--- Directive ---
Retype every line from the start of the data down to and including the line with "1490, 875, 355]". Skip the pictures.

--- Dataset extract ---
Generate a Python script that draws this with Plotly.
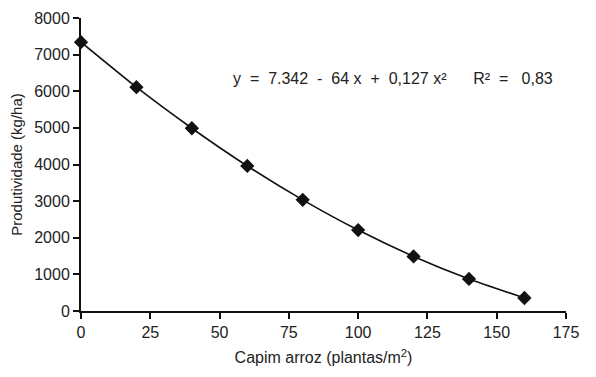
import plotly.graph_objects as go

# Capim arroz density (plants/m²) and rice yield (kg/ha)
densidade = [0, 20, 40, 60, 80, 100, 120, 140, 160]
produtividade = [7340, 6110, 4990, 3960, 3035, 2210, 1490, 875, 355]

x_ticks = [0, 25, 50, 75, 100, 125, 150, 175]
y_ticks = [0, 1000, 2000, 3000, 4000, 5000, 6000, 7000, 8000]

equacao = "y  =  7.342  -  64 x  +  0,127 x²      R²  =   0,83"

FONT = "Liberation Sans, Arial, sans-serif"

fig = go.Figure()
fig.add_trace(go.Scatter(
    x=densidade, y=produtividade,
    mode="lines+markers",
    line=dict(color="#111111", width=1.6, shape="spline", smoothing=0.5),
    marker=dict(symbol="diamond", size=11, color="#111111"),
    showlegend=False,
    cliponaxis=False,
))

axis_common = dict(
    showgrid=False, zeroline=False, showline=True,
    linecolor="#111111", linewidth=2,
    ticks="outside", ticklen=6, tickwidth=2, tickcolor="#111111",
    tickfont=dict(family=FONT, size=16, color="#222222"),
)

fig.update_xaxes(
    range=[0, 175], tickvals=x_ticks, ticktext=[str(v) for v in x_ticks],
    title=dict(text="Capim arroz (plantas/m<sup>2</sup>)",
               font=dict(family=FONT, size=16, color="#222222"), standoff=12),
    **axis_common,
)
fig.update_yaxes(
    range=[0, 8000], tickvals=y_ticks, ticktext=[str(v) for v in y_ticks],
    title=dict(text="Produtividade (kg/ha)",
               font=dict(family=FONT, size=15, color="#222222"), standoff=8),
    **axis_common,
)

fig.add_annotation(
    x=0.31, y=0.795, xref="paper", yref="paper",
    xanchor="left", yanchor="middle",
    text=equacao, showarrow=False,
    font=dict(family=FONT, size=16, color="#222222"),
)

fig.update_layout(
    width=596, height=377,
    margin=dict(l=81, r=30, t=10, b=66),
    paper_bgcolor="white", plot_bgcolor="white",
)

fig.write_html("out.html")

--- Response ---
Generate a Python script that draws this with Plotly.
import plotly.graph_objects as go

# Capim arroz density (plants/m²) and rice yield (kg/ha)
densidade = [0, 20, 40, 60, 80, 100, 120, 140, 160]
produtividade = [7340, 6110, 4990, 3960, 3035, 2210, 1490, 875, 355]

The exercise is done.